Essentially, what I want is this:
unordered_set<int> a = {1, 2, 3};
unordered_set<int> b = {2, 4, 1};
unordered_set<int> c = a.intersect(b); // Should be {1, 2}
I can do something like
unordered_set<int> c;
for (int element : a) {
if (b.count(element) > 0) {
c.insert(element);
}
}
However, I think there should be a more convenient way to do that. If there isn't one, can someone explain why? I know there is std::set_intersection
, but that seems to operate on vectors only.
In fact, a loop-based solutions is the best thing you can use with std::unordered_set
.
There is an algorithm called std::set_intersection
which allows to find an intersection of two sorted ranges:
Constructs a sorted range beginning at d_first consisting of elements that are found in both sorted ranges [first1, last1) and [first2, last2).

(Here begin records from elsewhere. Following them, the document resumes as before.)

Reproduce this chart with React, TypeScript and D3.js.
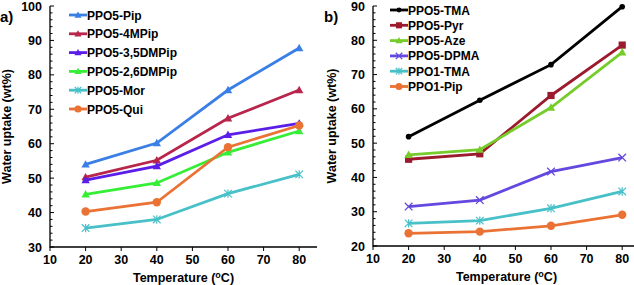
import React from "react";
import * as d3 from "d3";

const temps = [20, 40, 60, 80];
const xTicks = [10, 20, 30, 40, 50, 60, 70, 80];

const namesA = ["PPO5-Pip", "PPO5-4MPip", "PPO5-3,5DMPip", "PPO5-2,6DMPip", "PPO5-Mor", "PPO5-Qui"];
const pip = [54.0, 60.2, 75.6, 87.8];
const mPip4 = [50.3, 55.2, 67.4, 75.6];
const dmPip35 = [49.4, 53.5, 62.6, 65.9];
const dmPip26 = [45.3, 48.6, 57.5, 63.7];
const mor = [35.5, 38.0, 45.5, 51.1];
const qui = [40.3, 43.0, 59.0, 65.3];
const colorsA = ["#3a7fe6", "#b8264c", "#5a1ee8", "#36ee36", "#48c0c8", "#ea7234"];
const markersA = ["tri", "tri", "tri", "tri", "star", "circle"];
const yTicksA = [30, 40, 50, 60, 70, 80, 90, 100];

const namesB = ["PPO5-TMA", "PPO5-Pyr", "PPO5-Aze", "PPO5-DPMA", "PPO1-TMA", "PPO1-Pip"];
const tma5 = [51.9, 62.5, 72.9, 89.8];
const pyr = [45.3, 46.9, 63.9, 78.6];
const aze = [46.6, 48.1, 60.4, 76.5];
const dpma = [31.5, 33.4, 41.7, 45.8];
const tma1 = [26.6, 27.4, 31.0, 35.9];
const pip1 = [23.7, 24.2, 25.9, 29.1];
const colorsB = ["#000000", "#9c1a2e", "#76cc2a", "#6448e0", "#48c0c8", "#ea7234"];
const markersB = ["dot", "square", "tri", "cross", "star", "circle"];
const yTicksB = [20, 30, 40, 50, 60, 70, 80, 90];

const FONT = "'Liberation Sans', Arial, sans-serif";

function Marker({ type, x, y, color, scale = 1 }: any) {
  const s = scale;
  if (type === "tri") {
    const r = 4.2 * s;
    return <path d={`M${x},${y - r}L${x + r},${y + r * 0.75}L${x - r},${y + r * 0.75}Z`} fill={color} />;
  }
  if (type === "circle") return <circle cx={x} cy={y} r={4.2 * s} fill={color} />;
  if (type === "dot") return <circle cx={x} cy={y} r={2.8 * s} fill={color} />;
  if (type === "square") {
    const r = 3.6 * s;
    return <rect x={x - r} y={y - r} width={2 * r} height={2 * r} fill={color} />;
  }
  if (type === "cross") {
    const r = 3.8 * s;
    return (
      <path d={`M${x - r},${y - r}L${x + r},${y + r}M${x - r},${y + r}L${x + r},${y - r}`} stroke={color} strokeWidth={1.3} />
    );
  }
  const r = 3.8 * s;
  return (
    <path
      d={`M${x - r},${y - r}L${x + r},${y + r}M${x - r},${y + r}L${x + r},${y - r}M${x},${y - r * 1.1}L${x},${y + r * 1.1}`}
      stroke={color}
      strokeWidth={1.2}
    />
  );
}

function Panel({ ox, labelX, yAxisX, yTop, yBot, yDomain, yTicks, series, names, colors, markers, tag, legend }: any) {
  const x = d3.scaleLinear().domain([10, 85]).range([yAxisX, yAxisX + 267]);
  const y = d3.scaleLinear().domain(yDomain).range([yBot, yTop]);
  const line = d3
    .line<number>()
    .x((_, i) => x(temps[i]))
    .y((d) => y(d));
  const minor = d3.range(yDomain[0], yDomain[1] + 0.001, 2);
  const xEnd = x(85);
  return (
    <g>
      <text x={ox} y={22} fontSize={15} fontWeight="bold" fontFamily={FONT}>{tag}</text>
      <text
        transform={`translate(${labelX},${(yTop + yBot) / 2}) rotate(-90)`}
        textAnchor="middle"
        fontSize={12.5}
        fontWeight="bold"
        fontFamily={FONT}
      >
        Water uptake (wt%)
      </text>
      <path d={`M${yAxisX},${yTop}V${yBot}H${xEnd}`} fill="none" stroke="#000" strokeWidth={1.3} />
      {minor.map((v: number) => {
        const major = (v - yDomain[0]) % 10 === 0;
        return (
          <line key={v} x1={yAxisX} x2={yAxisX + (major ? 4 : 2.5)} y1={y(v)} y2={y(v)} stroke="#000" strokeWidth={1} />
        );
      })}
      {yTicks.map((v: number) => (
        <text key={v} x={yAxisX - 8} y={y(v) + 4.5} textAnchor="end" fontSize={12.5} fontWeight="bold" fontFamily={FONT}>
          {v}
        </text>
      ))}
      {xTicks.map((v: number) => (
        <g key={v}>
          <line x1={x(v)} x2={x(v)} y1={yBot} y2={yBot + 4} stroke="#000" strokeWidth={1} />
          <text x={x(v)} y={yBot + 17} textAnchor="middle" fontSize={12.5} fontWeight="bold" fontFamily={FONT}>
            {v}
          </text>
        </g>
      ))}
      <text x={(yAxisX + xEnd) / 2} y={yBot + 35} textAnchor="middle" fontSize={12.5} fontWeight="bold" fontFamily={FONT}>
        Temperature (<tspan dy={-4} fontSize={9}>o</tspan><tspan dy={4}>C)</tspan>
      </text>
      {series.map((s: number[], i: number) => (
        <g key={i}>
          <path d={line(s) || ""} fill="none" stroke={colors[i]} strokeWidth={2.8} />
          {s.map((v: number, j: number) => (
            <Marker key={j} type={markers[i]} x={x(temps[j])} y={y(v)} color={colors[i]} />
          ))}
        </g>
      ))}
      {names.map((n: string, i: number) => {
        const ly = legend.y0 + i * legend.dy;
        return (
          <g key={n}>
            <line x1={legend.x} x2={legend.x + 18} y1={ly} y2={ly} stroke={colors[i]} strokeWidth={2.8} />
            <Marker type={markers[i]} x={legend.x + 9} y={ly} color={colors[i]} scale={0.85} />
            <text x={legend.x + 18} y={ly + 4.5} fontSize={12} fontWeight="bold" fontFamily={FONT}>
              {n}
            </text>
          </g>
        );
      })}
    </g>
  );
}

export default function App() {
  return (
    <svg width={634} height={285} style={{ position: "absolute", left: 0, top: 0 }}>
      <rect width={634} height={285} fill="#fff" />
      <Panel
        ox={0}
        labelX={11}
        yAxisX={50}
        yTop={6}
        yBot={247}
        yDomain={[30, 100]}
        yTicks={yTicksA}
        series={[pip, mPip4, dmPip35, dmPip26, mor, qui]}
        names={namesA}
        colors={colorsA}
        markers={markersA}
        tag="a)"
        legend={{ x: 69, y0: 15, dy: 18.8 }}
      />
      <Panel
        ox={324}
        labelX={336}
        yAxisX={373}
        yTop={6}
        yBot={246}
        yDomain={[20, 90]}
        yTicks={yTicksB}
        series={[tma5, pyr, aze, dpma, tma1, pip1]}
        names={namesB}
        colors={colorsB}
        markers={markersB}
        tag="b)"
        legend={{ x: 390, y0: 10, dy: 15.3 }}
      />
    </svg>
  );
}
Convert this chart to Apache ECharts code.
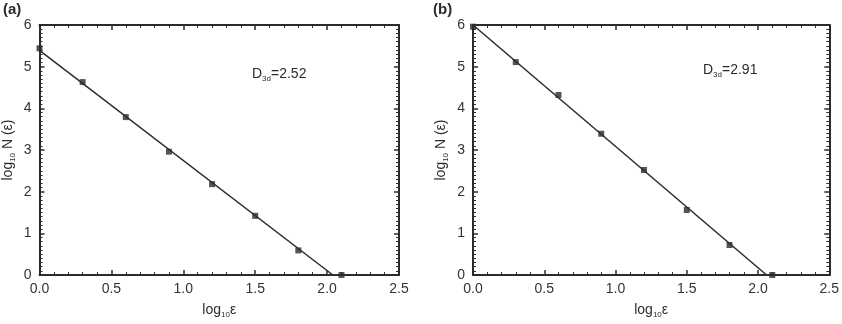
<html>
<head>
<meta charset="utf-8">
<title>ECharts</title>
</head>
<body style="margin:0">
<div id="main" style="width:842px;height:324px;"></div>
<script src="https://cdn.jsdelivr.net/npm/echarts@6/dist/echarts.min.js"></script>
<script>
// log10(eps) box sizes, same for both panels
var xs = [0, 0.3, 0.6, 0.9, 1.2, 1.5, 1.8, 2.1];
// log10 N(eps)
var ptsA = [5.44, 4.63, 3.79, 2.96, 2.18, 1.42, 0.59, 0.0];
var ptsB = [5.96, 5.11, 4.32, 3.39, 2.52, 1.56, 0.72, 0.0];
// fitted lines: two end points each
var fitA = [[0, 5.39], [2.04, 0]];
var fitB = [[0, 6.0], [2.06, 0]];
var panelTags = ['(a)', '(b)'];
var slopeText = ['2.52', '2.91'];

var chart = echarts.init(document.getElementById('main'));
var ink = '#2b2b2b';
var font = 'Liberation Sans, Arial, sans-serif';

function pairs(x, y) {
	var out = [];
	for (var i = 0; i < x.length; i++) out.push([x[i], y[i]]);
	return out;
}

function xAx(grid, bottom) {
	return {
		gridIndex: grid, type: 'value', min: 0, max: 2.5, interval: 0.5,
		position: bottom ? 'bottom' : 'top',
		axisLine: {show: true, onZero: false, lineStyle: {color: ink, width: 2}},
		axisTick: {show: true, inside: true, length: 5, lineStyle: {color: ink, width: 1.5}},
		minorTick: {show: true, splitNumber: 5, length: 3, lineStyle: {color: ink, width: 1}},
		axisLabel: {show: bottom, color: '#333', fontSize: 14, fontFamily: font, margin: 7,
			formatter: function (v) { return v.toFixed(1); }},
		splitLine: {show: false},
		name: bottom ? '{a|log}{s|10}{a|ε}' : '',
		nameLocation: 'middle', nameGap: 27,
		nameTextStyle: {rich: {
			a: {fontSize: 14, color: ink, fontFamily: font},
			s: {fontSize: 8, color: ink, fontFamily: font, verticalAlign: 'bottom', padding: [9, 0, 0, 0]}
		}}
	};
}

function yAx(grid, left) {
	return {
		gridIndex: grid, type: 'value', min: 0, max: 6, interval: 1,
		position: left ? 'left' : 'right',
		axisLine: {show: true, onZero: false, lineStyle: {color: ink, width: 2}},
		axisTick: {show: true, inside: true, length: 5, lineStyle: {color: ink, width: 1.5}},
		minorTick: {show: true, splitNumber: 10, length: 3, lineStyle: {color: ink, width: 1}},
		axisLabel: {show: left, color: '#333', fontSize: 14, fontFamily: font, margin: 8},
		splitLine: {show: false},
		name: left ? '{a|log}{s|10}{a| N (ε)}' : '',
		nameLocation: 'middle', nameGap: 23, nameRotate: 90,
		nameTextStyle: {rich: {
			a: {fontSize: 14, color: ink, fontFamily: font},
			s: {fontSize: 8, color: ink, fontFamily: font, verticalAlign: 'bottom', padding: [9, 0, 0, 0]}
		}}
	};
}

option = {
	animation: false,
	backgroundColor: '#fff',
	grid: [
		{left: 38, top: 25, width: 361, height: 253},
		{left: 473, top: 25, width: 359, height: 253}
	],
	xAxis: [xAx(0, true), xAx(0, false), xAx(1, true), xAx(1, false)],
	yAxis: [yAx(0, true), yAx(0, false), yAx(1, true), yAx(1, false)],
	series: [
		{type: 'line', xAxisIndex: 0, yAxisIndex: 0, data: fitA, symbol: 'none',
			lineStyle: {color: ink, width: 1.5}},
		{type: 'scatter', xAxisIndex: 0, yAxisIndex: 0, data: pairs(xs, ptsA),
			symbol: 'rect', symbolSize: 6, itemStyle: {color: ink}},
		{type: 'line', xAxisIndex: 2, yAxisIndex: 2, data: fitB, symbol: 'none',
			lineStyle: {color: ink, width: 1.5}},
		{type: 'scatter', xAxisIndex: 2, yAxisIndex: 2, data: pairs(xs, ptsB),
			symbol: 'rect', symbolSize: 6, itemStyle: {color: ink}}
	],
	graphic: [
		{type: 'text', left: 3, top: 2, style: {text: panelTags[0], font: 'bold 15px ' + font, fill: ink}},
		{type: 'text', left: 433, top: 2, style: {text: panelTags[1], font: 'bold 15px ' + font, fill: ink}},
		{type: 'text', left: 252, top: 67, style: {
			text: '{a|D}{s|3d}{a|=' + slopeText[0] + '}',
			rich: {a: {fontSize: 14, fill: ink, fontFamily: font},
				s: {fontSize: 8, fill: ink, fontFamily: font, verticalAlign: 'bottom', padding: [9, 0, 0, 0]}}
		}},
		{type: 'text', left: 703, top: 63, style: {
			text: '{a|D}{s|3d}{a|=' + slopeText[1] + '}',
			rich: {a: {fontSize: 14, fill: ink, fontFamily: font},
				s: {fontSize: 8, fill: ink, fontFamily: font, verticalAlign: 'bottom', padding: [9, 0, 0, 0]}}
		}}
	]
};

chart.setOption(option);
</script>
</body>
</html>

As you deal with std::unordered_set
, you cannot apply this algorithm because there is no guaranteed order for the elements in std::unordered_set
.
My advice is to stick with loops as it explicitly says what you want to achieve and has a linear complexity (O(N), where N is a number of elements in the unordered set you traverse with a for loop) which is the best compexity you might achieve.